A nice piece on Michaels by Allan Sloan. "Working for Jim was more than occasionally maddening, but he was the greatest editor I've ever seen or ever expect to see."
After the jump, a column I wrote about him when he retired nine years ago. Funny, but my mental image of Jim at this moment is not as a genius or a tyrant but as a guest at the long-ago wedding of two junior staffers; we are still married, and we are both sad tonight.
Farewell to the toughest boss in journalism
by Edward Cone
News & Record
10-22-98
There are bosses who scare people, and there are bosses who scare people into doing their best work. Jim Michaels, the long-time editor of Forbes magazine who recently announced that he will step down at the end of this year, is one of the latter.
Michaels is the behind-the-scenes genius who in more than three decades as editor helped transform Forbes from a reasonably successful business magazine into the profitable and popular media brand of today. The late Malcolm Forbes built the image and sold the ads, but Michaels gave Forbes its scrappy tone and rigorous standards.
Michaels edited with an investor's eye, and he could be brutally blunt when he saw something he didn't like. ''Where are the customers' yachts?'' was a line he liked to use in stories about self-dealing or overpaid executives. ''Trees don't grow to the sky'' was a maxim he applied to speculative frenzies that couldn't be sustained.
As hard as he has been on ill-managed companies, penny-stock hustlers and bureaucrats, Michaels might have been scarier still to his own staff. His scathing comments on work he considered to be subpar were so legendary that Forbes built an ad campaign around them earlier this year, running excerpts from his notes as proof of the magazine's toughness.
Here's one he wrote about an article of mine when I worked for him several years ago: ''(the) story is silly and surfacey, utterly un-Forbes as stands. Without requested info it wouldn't go in the Podunk Gazette.''
My officemate once got a complimentary note from him for ''a remarkable job of interviewing an interesting and colorful man and getting precisely one quote.''
Some writing was ''too cutesy-poo.'' One poor guy, who went on to a very successful Forbes career, got bashed with this: ''Is this supposed to be a parody? Journalism of the absurd.''
The messages - many harsher than the ones cited - went to any writer who offended Michaels' sensibilities, from lowly researchers to award-winning senior editors. And his notes were visible to anyone in the building who cared to log onto the computer system and read them.

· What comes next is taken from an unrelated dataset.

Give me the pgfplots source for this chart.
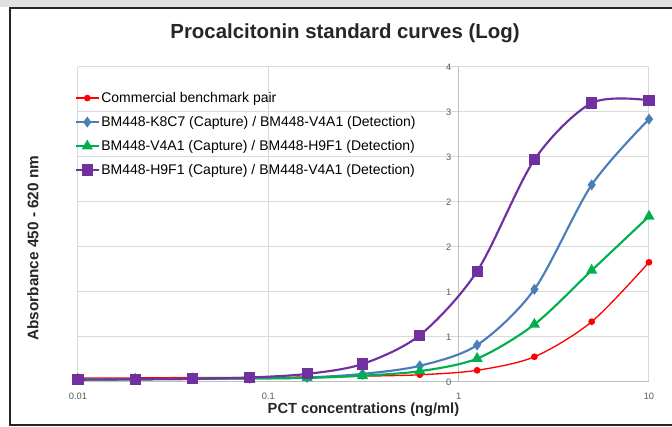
\documentclass[border=0pt]{standalone}
\usepackage{fontspec}
\setmainfont{Liberation Sans}
\usepackage{pgfplots}
\pgfplotsset{compat=1.18}
\definecolor{cred}{HTML}{FF0000}
\definecolor{cblue}{HTML}{4A7EBB}
\definecolor{cgreen}{HTML}{00B050}
\definecolor{cpurple}{HTML}{7030A0}
\definecolor{gridc}{HTML}{D9D9D9}
\definecolor{axisc}{HTML}{BFBFBF}
\definecolor{tickc}{HTML}{595959}
\begin{document}
\begin{tikzpicture}
\useasboundingbox (-58.5pt,-33.75pt) rectangle (445.5pt,286.5pt);
\fill[black!12] (-58.5pt,281pt) rectangle (445.5pt,286.5pt);
\draw[line width=1.1pt, black!85] (446pt,280.5pt) -- (-51pt,280.5pt) -- (-51pt,-32.25pt) -- (446pt,-32.25pt);
\begin{axis}[
  at={(0pt,0pt)}, anchor=south west,
  scale only axis, width=428.25pt, height=236.25pt,
  xmode=log, xmin=0.01, xmax=10, ymin=0, ymax=3.5,
  axis x line=bottom, axis y line=center,
  axis line style={draw=axisc, line width=0.75pt, -},
  hide obscured x ticks=false, hide obscured y ticks=false,
  xtick={0.01,0.1,1,10}, xticklabels={0.01,0.1,1,10},
  ytick={0,0.5,1,1.5,2,2.5,3,3.5}, yticklabels={0,1,1,2,2,3,3,4},
  xminorticks=false,
  major tick length=0pt, minor tick length=0pt,
  grid=major, grid style={gridc, line width=0.75pt},
  ticklabel style={font=\fontsize{7}{8}\selectfont, text=tickc},
  xticklabel style={yshift=-4.5pt},
  yticklabel style={xshift=-2pt},
  /pgf/number format/assume math mode=true,
  clip=false,
  legend style={draw=none, fill=none, at={(-0.006,0.93)}, anchor=north west,
    font=\fontsize{10.5}{12}\selectfont, row sep=4.9pt, inner sep=0pt,
    nodes={inner xsep=1.2pt}},
  legend cell align=left,
]
\addplot[cred, line width=1pt, smooth, mark=*, mark size=2pt] coordinates {
(0.01,0.045) (0.02,0.045) (0.04,0.05) (0.08,0.05) (0.16,0.055) (0.3125,0.065) (0.625,0.08) (1.25,0.13) (2.5,0.28) (5,0.67) (10,1.33)};
\addlegendentry{Commercial benchmark pair}
\addplot[cblue, line width=1.6pt, smooth, mark=diamond*, mark size=2.8pt] coordinates {
(0.01,0.03) (0.02,0.03) (0.04,0.035) (0.08,0.04) (0.16,0.05) (0.3125,0.09) (0.625,0.18) (1.25,0.41) (2.5,1.03) (5,2.19) (10,2.92)};
\addlegendentry{BM448-K8C7 (Capture) / BM448-V4A1 (Detection)}
\addplot[cgreen, line width=1.6pt, smooth, mark=triangle*, mark size=3.3pt] coordinates {
(0.01,0.03) (0.02,0.03) (0.04,0.035) (0.08,0.04) (0.16,0.045) (0.3125,0.07) (0.625,0.12) (1.25,0.26) (2.5,0.64) (5,1.24) (10,1.84)};
\addlegendentry{BM448-V4A1 (Capture) / BM448-H9F1 (Detection)}
\addplot[cpurple, line width=1.6pt, smooth, mark=square*, mark size=3.4pt] coordinates {
(0.01,0.025) (0.02,0.03) (0.04,0.035) (0.08,0.05) (0.16,0.09) (0.3125,0.2) (0.625,0.52) (1.25,1.23) (2.5,2.47) (5,3.10) (10,3.13)};
\addlegendentry{BM448-H9F1 (Capture) / BM448-V4A1 (Detection)}
\end{axis}
\node[font=\fontsize{15.3}{18}\selectfont\bfseries, text=black!85] at (200.25pt,261.5pt) {Procalcitonin standard curves (Log)};
\node[font=\fontsize{11}{13}\selectfont\bfseries, text=black!85] at (214.1pt,-21pt) {PCT concentrations (ng/ml)};
\node[font=\fontsize{11.5}{13}\selectfont\bfseries, text=black!85, rotate=90] at (-33.75pt,100.4pt) {Absorbance 450 - 620 nm};
\end{tikzpicture}
\end{document}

You'd come to work in the morning, pleased to have turned in what you thought to be a decent enough article, and find your co-workers rubbernecking at the smoking ruins of your story. Even now, as an occasional freelance contributor, I sweat until my work is through Michaels and at the copy desk.
Beyond the potential for public humiliation, there has long existed at Forbes the very real fear of getting fired. Michaels is reputed to have axed one staffer on Christmas Eve, although he recently told the New York Times that he couldn't remember the exact date. People had a tendency to walk into his corner office and come out unemployed.
I remember sitting in my editor's office one afternoon with several other reporters, waiting for a story meeting to start. Finally the editor, a key Michaels lieutenant who is now a well-known Wall Street columnist, showed up to his own meeting. ''I've just had an existential moment with Jim Michaels,'' he said. ''I no longer work for this magazine.''
Michaels paid his staff back for the rigors he imposed on them by involving them in the production of a first-class product. You learned by watching him get to the essence of a story, which is a lot harder than it sounds. He improved copy by simplifying it, breaking down complex deals into clear language and eliminating jargon. The Forbes style of prose is not beautiful, but it gets the job done thoroughly and in as few words as possible.
The Forbes of Jim Michaels wasn't a place for everyone, and the world of business journalism is well-populated by Forbes alums who got their training and got out. Most of them, though, would tell you that they never had a better editor than Jim Michaels.